The most widely used pesticides in the world, neonicotinoids (often called neonics) are a highly toxic, pervasive, relatively new class of insecticide. Following massive bee die-offs from neonic applications in the U.S. and Canada, last year Eugene became the first U.S. city to ban the use of neonics from city property. Similar bans in Seattle, Sacramento, and Spokane quickly trailed, and now Portland’s City Council is considering comparable—and crucial—affirmative policy at the local level, since higher government continually fails to offer protection from this growing environmental threat. The U.S. Fish and Wildlife Service decided last year to phase out neonics in its wildlife refuges, making it the first federal agency to restrict neonics, but the U.S. Environmental Protection Agency has yet to act.

Hundreds of studies indicate that neonics are wreaking environmental havoc: They not only disastrously kill or debilitate native bees, honeybees, and other pollinators like butterflies and moths, but also other ecosystem members such as birds, aquatic species, and mammals. Neonics are systemic, taken up through a plant’s vascular system and exuded in the pollen and nectar. Even miniscule amounts adversely affect central nervous and immune systems, cumulatively and irreversibly. If a victim such as a bumblebee isn’t killed outright, its failed immune system will succumb to ostensibly “natural” parasites and pathogens like Bombus bifarius on Aster foliaceusfungal, viral or bacterial infections. Birds—the majority of which consume and feed their young insects—may be poisoned directly or go hungry due to a lack of insect biomass; scientists predict widespread reproductive dysfunction in birds due to neonic exposure.

Since neonics are water soluble, they are very prone to runoff and groundwater infiltration where they accumulate and persist for any years. Aquatic contamination has reached toxic levels in some areas and is expected to cause serious and far-reaching impacts on aquatic food chains.

The cumulative, persistent, and irreversible nature of neonics ought to raise some serious red flags. Human children may also be at risk to this neurotoxic class of pesticides due to their developing bodies and immune systems and tendency to be exposed to problematic substances while playing outdoors.

What we can do

We can voice our support for the proposed ordinance—which also recommends that local retailers label plants, seeds, and products containing neonics—by contacting Portland’s mayor and commissioners by March 31. Personally, I’d love to see this ban go further, as would Commissioner Amanda Fritz, but a ban on city property is a good first step.

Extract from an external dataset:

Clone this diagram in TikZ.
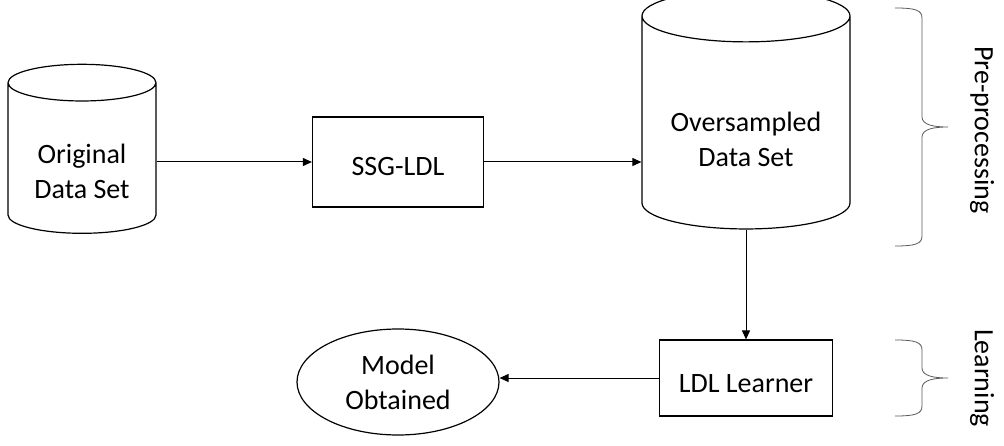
\documentclass[tikz,border=0pt]{standalone}
\usepackage{fontspec}
\setmainfont{Carlito}
\usetikzlibrary{arrows.meta, shapes.geometric, positioning}

\begin{document}
\begin{tikzpicture}[x=1pt, y=-1pt,
            txt/.style={align=center, font=\fontsize{28}{35}\selectfont},
            store/.style={draw, line width=1.2pt, cylinder, shape border rotate=90, txt},
            box/.style={draw, line width=1.2pt, txt, text height=28pt, text depth=0pt},
            arr/.style={line width=1pt, -{Triangle[length=9pt, width=8pt]}},
            brc/.style={draw=black!65, line width=0.8pt},
            lbl/.style={rotate=-90, font=\fontsize{28}{35}\selectfont}
        ]
            \useasboundingbox (0,0) rectangle (1004,446);

            \node[store, aspect=0.36, minimum width=148pt, minimum height=169pt] (orig) at (82,161) {\rule{0pt}{40pt}Original\\Data Set};
            \node[box, minimum width=171pt, minimum height=90pt] (ssg) at (398,162) {SSG-LDL};
            \node[store, aspect=0.33, minimum width=208pt, minimum height=239pt] (overs) at (746,126) {\rule{0pt}{46pt}Oversampled\\Data Set};
            \node[box, minimum width=173pt, minimum height=76pt] (learner) at (746,378) {LDL Learner};
            \node[ellipse, draw, line width=1.2pt, minimum width=202pt, minimum height=106pt, txt] (model) at (398,382) {Model\\Obtained};

            \draw[arr] (orig.east |- ssg) -- (ssg.west);
            \draw[arr] (ssg.east) -- (ssg -| overs.west);
            \draw[arr] (overs.south) -- (learner.north);
            \draw[arr] (learner.west) -- (model.east |- learner);

            % braces on the right
            \coordinate (pre1) at (895,8);
            \coordinate (lrn1) at (895,340);
            \draw[brc] (pre1) .. controls +(20,0) and +(0,-8) .. ++(27,10) -- ++(0,99)
                .. controls +(0,8) and +(-14,0) .. ++(26,10) .. controls +(-14,0) and +(0,-8) .. ++(-26,10)
                -- ++(0,99) .. controls +(0,8) and +(20,0) .. ++(-27,10);
            \draw[brc] (lrn1) .. controls +(20,0) and +(0,-8) .. ++(27,10) -- ++(0,18)
                .. controls +(0,8) and +(-14,0) .. ++(26,10) .. controls +(-14,0) and +(0,-8) .. ++(-26,10)
                -- ++(0,18) .. controls +(0,8) and +(20,0) .. ++(-27,10);
            \node[lbl] (pre) at (982,130) {Pre-processing};
            \node[lbl] (lrn) at (982,378) {Learning};
        \end{tikzpicture}
\end{document}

We can also take action at home by eliminating pesticides and growing beautiful wildlife-friendly gardens. Besides chemicals, another major threat to wildlife is the lack of natural foraging areas. In our own yards we can attract and feed pollinators by including a variety of nonhybridized—preferably native—plants that will collectively flower from early spring through fall. Native plants that naturally occur in our region are best for all indigenous fauna because they supply the food and shelter that wild species require to survive and they need no synthetic pesticides or fertilizers.